EXERCISE GOAL
Extract the lines of the material below, beginning with the first and ending with the line that holds "line width=2pt, minimum". Skip every picture.

--- Start of DATA RECORDS ---

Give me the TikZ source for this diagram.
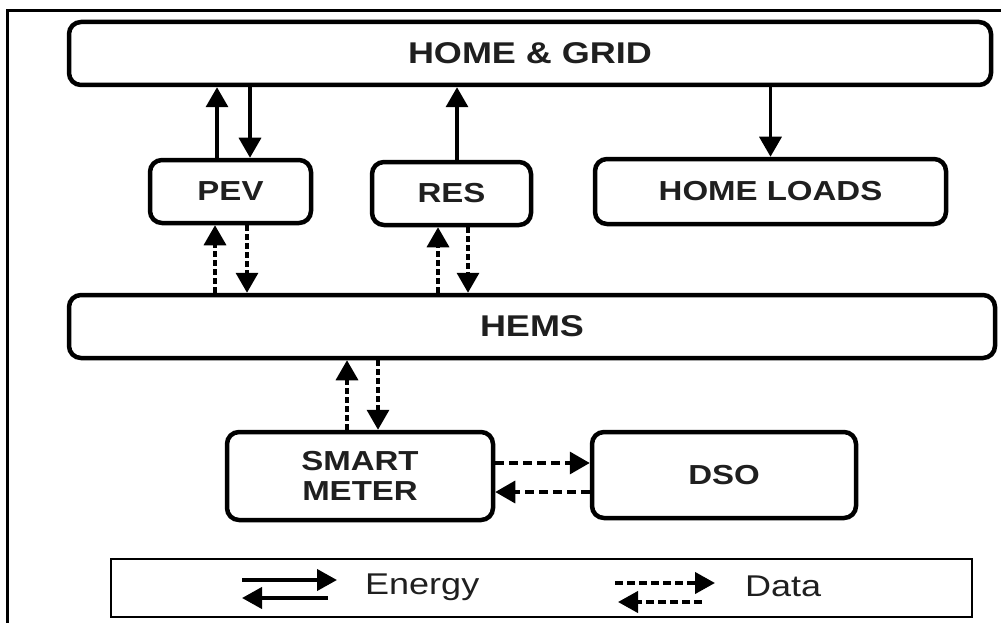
\documentclass[tikz,border=0pt]{standalone}
\usepackage{fontspec}
\setmainfont{Liberation Sans}[FakeStretch=1.2]
\usetikzlibrary{arrows.meta}
\begin{document}
\begin{tikzpicture}[x=1pt,y=-1pt,
 box/.style={draw, line width=4.5pt, rounded corners=12pt, inner sep=0pt,
   font=\fontsize{27.5}{30}\selectfont\bfseries, text=black!88, align=center},
 bigtext/.style={font=\fontsize{30}{32}\selectfont\bfseries},
 earrow/.style={line width=3.5pt, -{Triangle[length=20pt,width=22pt]}},
 darrow/.style={line width=3.5pt, dash pattern=on 6pt off 3pt, -{Triangle[length=20pt,width=22pt]}},
 hdarrow/.style={line width=3.5pt, dash pattern=on 9pt off 5pt, -{Triangle[length=20pt,width=22pt]}},
 legdash/.style={line width=4pt, dash pattern=on 8pt off 4pt, -{Triangle[length=20pt,width=21pt]}},
 legsolid/.style={line width=4pt, -{Triangle[length=20pt,width=21pt]}},
 lbl/.style={font=\fontsize{30}{32}\selectfont, text=black!88, inner sep=0pt, anchor=base west}]
\useasboundingbox (0,0) rectangle (1001,623);
\fill[white] (0,0) rectangle (1001,623);
\draw[line width=3pt] (7,640) -- (7,11) -- (1010,11);

\node[box, bigtext, minimum width=922pt, minimum height=63pt] (hg) at (530,53.5) {HOME \& GRID};
\node[box, minimum width=161pt, minimum height=63pt] (pev) at (230.5,191.5) {PEV};
\node[box, minimum width=159pt, minimum height=63pt] (res) at (451.5,193.5) {RES};
\node[box, minimum width=351pt, minimum height=65pt] (hl) at (770.5,191.5) {HOME LOADS};
\node[box, bigtext, minimum width=926pt, minimum height=63pt] (hems) at (532,326.5) {HEMS};
\node[box, minimum width=266pt, minimum height=88pt] (sm) at (360,476) {SMART\\METER};
\node[box, minimum width=264pt, minimum height=86pt] (dso) at (724,475) {DSO};
\node[draw, line width=2pt, minimum width=861pt, minimum height=58pt, inner sep=0pt] (leg) at (541.5,588) {};

% energy arrows
\coordinate (a1) at ([xshift=-13.5pt]pev.north);
\draw[earrow] (a1) -- (a1 |- hg.south);
\coordinate (a2) at ([xshift=19.5pt]pev.north);
\draw[earrow] (a2 |- hg.south) -- (a2);
\coordinate (a3) at ([xshift=5.5pt]res.north);
\draw[earrow] (a3) -- (a3 |- hg.south);
\coordinate (a4) at (hl.north);
\draw[earrow] (a4 |- hg.south) -- (a4);

% data arrows
\coordinate (d1) at ([xshift=-15.5pt]pev.south);
\draw[darrow] (d1 |- hems.north) -- (d1);
\coordinate (d2) at ([xshift=16.5pt]pev.south);
\draw[darrow] (d2) -- (d2 |- hems.north);
\coordinate (d3) at ([xshift=-13.5pt]res.south);
\draw[darrow] (d3 |- hems.north) -- (d3);
\coordinate (d4) at ([xshift=16.5pt]res.south);
\draw[darrow] (d4) -- (d4 |- hems.north);
\coordinate (d5) at ([xshift=-13pt]sm.north);
\draw[darrow] (d5) -- (d5 |- hems.south);
\coordinate (d6) at ([xshift=18pt]sm.north);
\draw[darrow] (d6 |- hems.south) -- (d6);
\coordinate (d7) at ([yshift=13pt]sm.east);
\draw[hdarrow] (d7) -- (dso.west |- d7);
\coordinate (d8) at ([yshift=-16pt]sm.east);
\draw[hdarrow] (dso.west |- d8) -- (d8);

% legend
\coordinate (le1) at (242,580);
\coordinate (le2) at (337,580);
\coordinate (le3) at (328,598);
\coordinate (le4) at (242,598);
\draw[legsolid] (le1) -- (le2);
\draw[legsolid] (le3) -- (le4);
\node[lbl] (en) at (365,594) {Energy};
\coordinate (ld1) at (615,583);
\coordinate (ld2) at (715,583);
\coordinate (ld3) at (702,602);
\coordinate (ld4) at (618,602);
\draw[legdash] (ld1) -- (ld2);
\draw[legdash] (ld3) -- (ld4);
\node[lbl] (da) at (745,596) {Data};
\end{tikzpicture}
\end{document}
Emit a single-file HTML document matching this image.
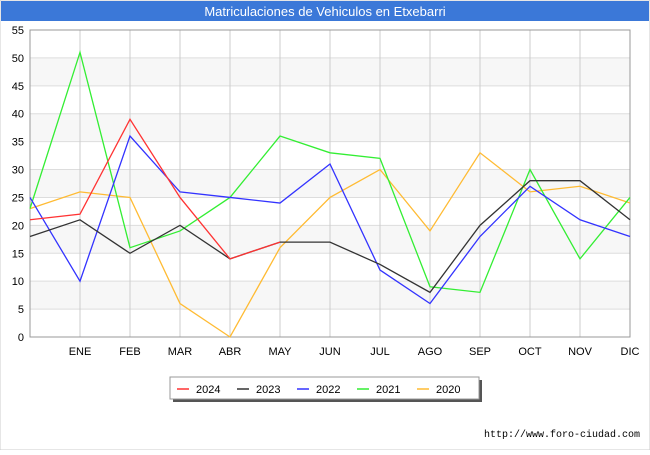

--- End of DATA RECORDS ---

FULL ANSWER
Give me the TikZ source for this diagram.
\documentclass[tikz,border=0pt]{standalone}
\usepackage{fontspec}
\setmainfont{Liberation Sans}[FakeStretch=1.2]
\usetikzlibrary{arrows.meta}
\begin{document}
\begin{tikzpicture}[x=1pt,y=-1pt,
 box/.style={draw, line width=4.5pt, rounded corners=12pt, inner sep=0pt,
   font=\fontsize{27.5}{30}\selectfont\bfseries, text=black!88, align=center},
 bigtext/.style={font=\fontsize{30}{32}\selectfont\bfseries},
 earrow/.style={line width=3.5pt, -{Triangle[length=20pt,width=22pt]}},
 darrow/.style={line width=3.5pt, dash pattern=on 6pt off 3pt, -{Triangle[length=20pt,width=22pt]}},
 hdarrow/.style={line width=3.5pt, dash pattern=on 9pt off 5pt, -{Triangle[length=20pt,width=22pt]}},
 legdash/.style={line width=4pt, dash pattern=on 8pt off 4pt, -{Triangle[length=20pt,width=21pt]}},
 legsolid/.style={line width=4pt, -{Triangle[length=20pt,width=21pt]}},
 lbl/.style={font=\fontsize{30}{32}\selectfont, text=black!88, inner sep=0pt, anchor=base west}]
\useasboundingbox (0,0) rectangle (1001,623);
\fill[white] (0,0) rectangle (1001,623);
\draw[line width=3pt] (7,640) -- (7,11) -- (1010,11);

\node[box, bigtext, minimum width=922pt, minimum height=63pt] (hg) at (530,53.5) {HOME \& GRID};
\node[box, minimum width=161pt, minimum height=63pt] (pev) at (230.5,191.5) {PEV};
\node[box, minimum width=159pt, minimum height=63pt] (res) at (451.5,193.5) {RES};
\node[box, minimum width=351pt, minimum height=65pt] (hl) at (770.5,191.5) {HOME LOADS};
\node[box, bigtext, minimum width=926pt, minimum height=63pt] (hems) at (532,326.5) {HEMS};
\node[box, minimum width=266pt, minimum height=88pt] (sm) at (360,476) {SMART\\METER};
\node[box, minimum width=264pt, minimum height=86pt] (dso) at (724,475) {DSO};
\node[draw, line width=2pt, minimum width=861pt, minimum height=58pt, inner sep=0pt] (leg) at (541.5,588) {};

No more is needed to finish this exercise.